The closest actual comparison for the roar of it would probably be the early Supersuckers, both bands having worn out third copies of Ace of Spades, Young, Loud and Snotty, Damned, Damned, Damned, If You Want Blood, You’ve Got It and Road To Ruin.** The vortex of their “thing” sidesteps damn near any “pop” influence, leaving the bang in the riffs and the crash in the cymbals to work with the vocal cadences to fishhook the ear while the bass/drums stroke the third gear to forth gear to third gear to skid-thru-the-stop sign rhythmic gut-punch. So yeah, for the casual listener, it’s gonna hump the same, but for those who grew up on stuff like the aforementioned records – and hung in there – it’ll work the hell out of a half an hour, 180 seconds or so at a time.

OK, the platters in chronological order; Conquers, Time, Sick. There you go. Really, these guys do what they do – jump in anywhere.
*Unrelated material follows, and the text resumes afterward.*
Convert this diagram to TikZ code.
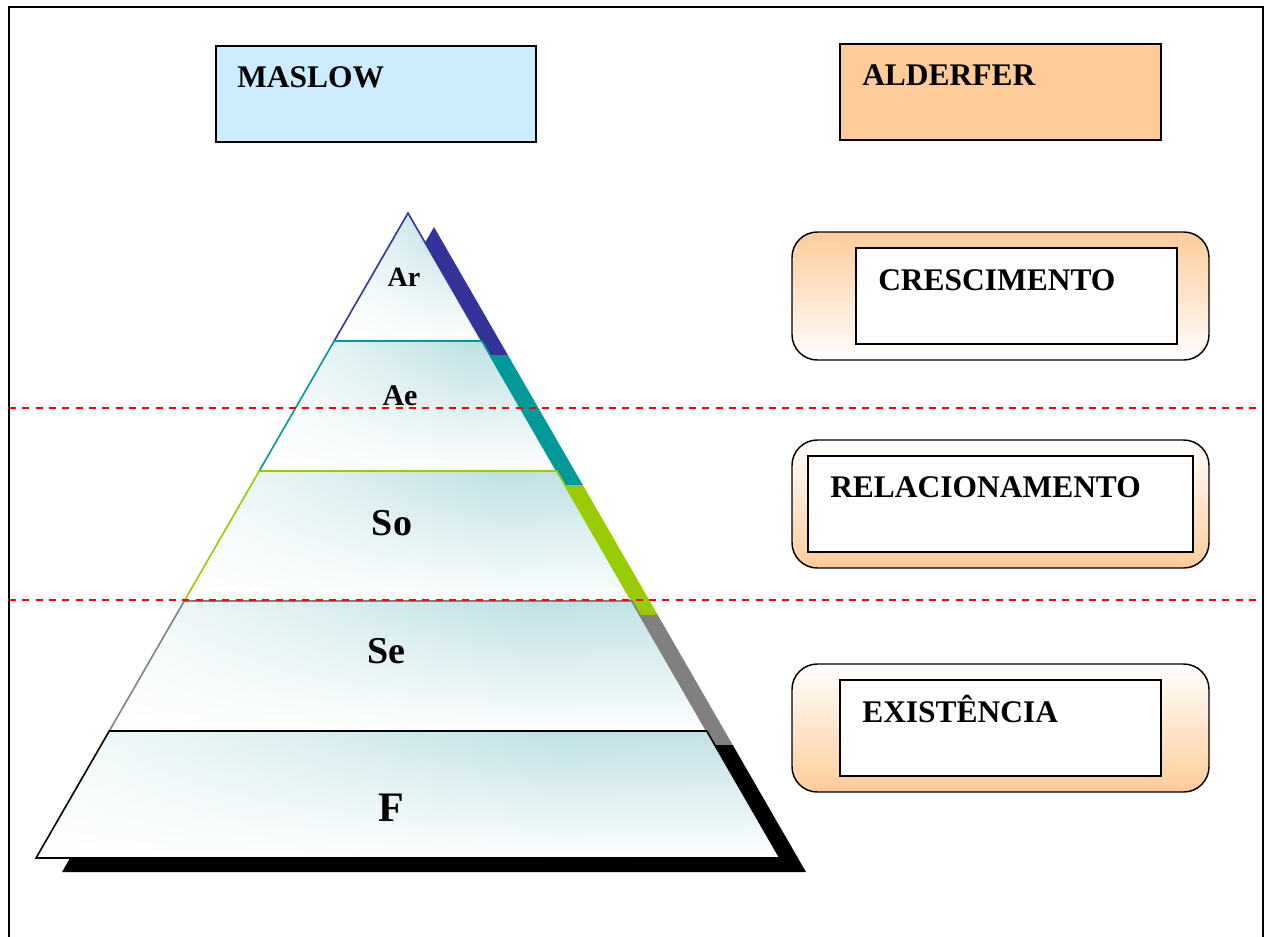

Even the covers, and they do at least one per, are put through the mill and Frankensteized. Naked Raygun, Motörhead, AC/DC, Crime, VOM, F-Word, doesn’t matter… They roll ’em and smoke ’em. Personally, I’d pick The Time is Now cuz it has the early-’70s-tinged garage of “Teenage Shutdown” and “Demolition Joyride,” a song (and title) so great I tried to jam it down a couple guy’s throats for their band name.
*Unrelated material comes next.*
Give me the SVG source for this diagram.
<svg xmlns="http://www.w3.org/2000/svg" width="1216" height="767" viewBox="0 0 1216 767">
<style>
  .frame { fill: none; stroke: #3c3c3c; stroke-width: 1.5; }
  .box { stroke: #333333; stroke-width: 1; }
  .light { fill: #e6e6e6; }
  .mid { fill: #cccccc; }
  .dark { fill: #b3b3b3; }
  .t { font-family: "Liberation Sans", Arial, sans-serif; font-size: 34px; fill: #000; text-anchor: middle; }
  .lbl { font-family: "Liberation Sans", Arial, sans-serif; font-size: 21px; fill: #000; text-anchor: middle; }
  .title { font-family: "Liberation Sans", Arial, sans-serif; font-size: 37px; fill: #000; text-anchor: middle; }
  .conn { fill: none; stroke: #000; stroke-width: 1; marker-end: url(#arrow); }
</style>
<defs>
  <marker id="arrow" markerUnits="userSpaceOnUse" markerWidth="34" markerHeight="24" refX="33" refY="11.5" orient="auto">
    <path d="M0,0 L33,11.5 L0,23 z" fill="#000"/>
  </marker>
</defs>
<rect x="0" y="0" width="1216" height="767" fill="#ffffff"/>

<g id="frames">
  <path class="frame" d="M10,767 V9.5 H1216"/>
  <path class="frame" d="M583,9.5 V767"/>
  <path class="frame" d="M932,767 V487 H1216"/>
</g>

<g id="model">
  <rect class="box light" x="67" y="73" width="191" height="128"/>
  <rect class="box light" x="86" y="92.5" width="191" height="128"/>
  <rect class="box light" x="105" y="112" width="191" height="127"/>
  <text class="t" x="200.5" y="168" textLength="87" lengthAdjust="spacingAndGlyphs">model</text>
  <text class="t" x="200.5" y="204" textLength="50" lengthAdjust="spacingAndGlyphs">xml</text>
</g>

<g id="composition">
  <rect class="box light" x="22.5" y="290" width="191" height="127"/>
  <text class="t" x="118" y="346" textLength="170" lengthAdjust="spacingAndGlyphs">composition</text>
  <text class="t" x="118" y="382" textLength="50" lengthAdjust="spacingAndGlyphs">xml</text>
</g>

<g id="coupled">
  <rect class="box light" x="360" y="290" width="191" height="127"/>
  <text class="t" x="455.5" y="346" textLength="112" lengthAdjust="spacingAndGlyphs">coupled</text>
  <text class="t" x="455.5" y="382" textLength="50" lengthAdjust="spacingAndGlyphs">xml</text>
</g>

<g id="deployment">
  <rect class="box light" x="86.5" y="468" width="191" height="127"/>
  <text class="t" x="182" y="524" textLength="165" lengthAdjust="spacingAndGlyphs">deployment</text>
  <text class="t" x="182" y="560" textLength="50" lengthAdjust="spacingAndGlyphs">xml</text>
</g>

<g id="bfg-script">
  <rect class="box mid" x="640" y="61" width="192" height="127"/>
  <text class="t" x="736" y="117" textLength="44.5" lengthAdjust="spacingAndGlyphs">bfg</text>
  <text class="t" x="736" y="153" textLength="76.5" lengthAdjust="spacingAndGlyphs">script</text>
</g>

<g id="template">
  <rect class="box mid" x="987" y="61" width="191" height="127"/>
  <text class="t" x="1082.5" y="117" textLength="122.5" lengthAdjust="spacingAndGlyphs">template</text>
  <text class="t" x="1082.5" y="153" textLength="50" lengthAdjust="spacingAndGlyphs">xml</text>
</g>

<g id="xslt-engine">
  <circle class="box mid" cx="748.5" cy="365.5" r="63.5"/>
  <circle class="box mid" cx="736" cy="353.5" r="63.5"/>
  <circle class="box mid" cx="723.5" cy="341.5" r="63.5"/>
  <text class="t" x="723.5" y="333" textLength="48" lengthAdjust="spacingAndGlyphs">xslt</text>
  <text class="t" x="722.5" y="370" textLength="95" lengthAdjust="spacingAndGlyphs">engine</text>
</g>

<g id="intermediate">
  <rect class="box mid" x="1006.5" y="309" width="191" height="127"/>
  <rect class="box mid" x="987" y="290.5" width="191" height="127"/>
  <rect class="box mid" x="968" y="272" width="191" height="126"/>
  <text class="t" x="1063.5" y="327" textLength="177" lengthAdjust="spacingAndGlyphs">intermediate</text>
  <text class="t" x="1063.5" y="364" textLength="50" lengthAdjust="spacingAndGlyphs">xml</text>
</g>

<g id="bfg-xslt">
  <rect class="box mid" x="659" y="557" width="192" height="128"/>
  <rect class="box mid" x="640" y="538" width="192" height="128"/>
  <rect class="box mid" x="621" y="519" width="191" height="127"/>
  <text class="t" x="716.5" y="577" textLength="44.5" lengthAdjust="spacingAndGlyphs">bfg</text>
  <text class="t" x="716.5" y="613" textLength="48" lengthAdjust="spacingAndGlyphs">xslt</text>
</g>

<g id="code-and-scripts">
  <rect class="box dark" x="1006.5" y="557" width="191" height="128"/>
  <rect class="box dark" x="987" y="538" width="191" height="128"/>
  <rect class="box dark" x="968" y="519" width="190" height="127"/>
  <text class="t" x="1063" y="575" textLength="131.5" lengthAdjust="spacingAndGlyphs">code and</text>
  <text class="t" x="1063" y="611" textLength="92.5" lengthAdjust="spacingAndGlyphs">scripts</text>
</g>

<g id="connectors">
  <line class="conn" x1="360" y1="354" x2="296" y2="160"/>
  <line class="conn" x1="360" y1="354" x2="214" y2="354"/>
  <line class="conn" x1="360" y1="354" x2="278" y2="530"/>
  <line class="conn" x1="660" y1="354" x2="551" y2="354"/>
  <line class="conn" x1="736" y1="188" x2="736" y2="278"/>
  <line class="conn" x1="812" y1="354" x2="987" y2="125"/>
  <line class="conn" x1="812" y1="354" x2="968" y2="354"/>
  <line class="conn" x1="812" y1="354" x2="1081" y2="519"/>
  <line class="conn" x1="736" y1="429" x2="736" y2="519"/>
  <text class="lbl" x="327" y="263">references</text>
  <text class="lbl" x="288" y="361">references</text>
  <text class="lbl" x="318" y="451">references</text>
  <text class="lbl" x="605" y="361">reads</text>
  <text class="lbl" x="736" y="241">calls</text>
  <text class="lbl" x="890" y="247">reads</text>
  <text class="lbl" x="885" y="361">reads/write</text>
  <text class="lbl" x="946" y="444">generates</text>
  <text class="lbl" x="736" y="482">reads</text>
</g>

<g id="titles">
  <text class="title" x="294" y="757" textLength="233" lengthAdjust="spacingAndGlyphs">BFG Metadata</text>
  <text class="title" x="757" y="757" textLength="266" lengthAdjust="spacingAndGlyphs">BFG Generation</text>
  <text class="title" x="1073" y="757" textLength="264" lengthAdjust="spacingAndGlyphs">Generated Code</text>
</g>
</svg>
So here we are at Annie’s Grave; another pie, another slice. The borrowed tune on this one’s a good one from the second Dead Boys album, “3rd Generation Nation,” done up with the zim and zigor the Dead Boys used live but lacked on their recording. Hey! More tasty smash ’em up starts with the compacted leather’n’denim punch of the opener, “Already Dead,” through the Weirdo-esque*** heavied-up speedhead chatter punk of “Get Off” to the riffed-out “Graveyard Dragrace,” a kangaroo of a tune with legs named “Celibate Rifles” and “Radio Birdman,” with “Property of the Cosmic Psychos” stenciled on its tail. The titular cut scoots like New Bomb Turks, the next-to-last like a bulkier Candy Snatchers and the rest bounce around a rubber room the way you like it. The last song, “The Perfect Crime,” is rockin’ some house, proving the goods aren’t studio-only. Pure pork.
(PO Box 30727 Long Beach, CA 90853; PO Box 146546 Chicago, IL 60614)

* A series of comps full of great rock/punk/ roll/garage stomp. Buy #s one and five today.
** Records that helped destroy my freshman year of college, five of the 20 best ever.
*** Weirdo’s were an ace West Coast ’70s band who doppleganged the early Damned and defined “that patented berserk American overdrive,” sadly under-recorded.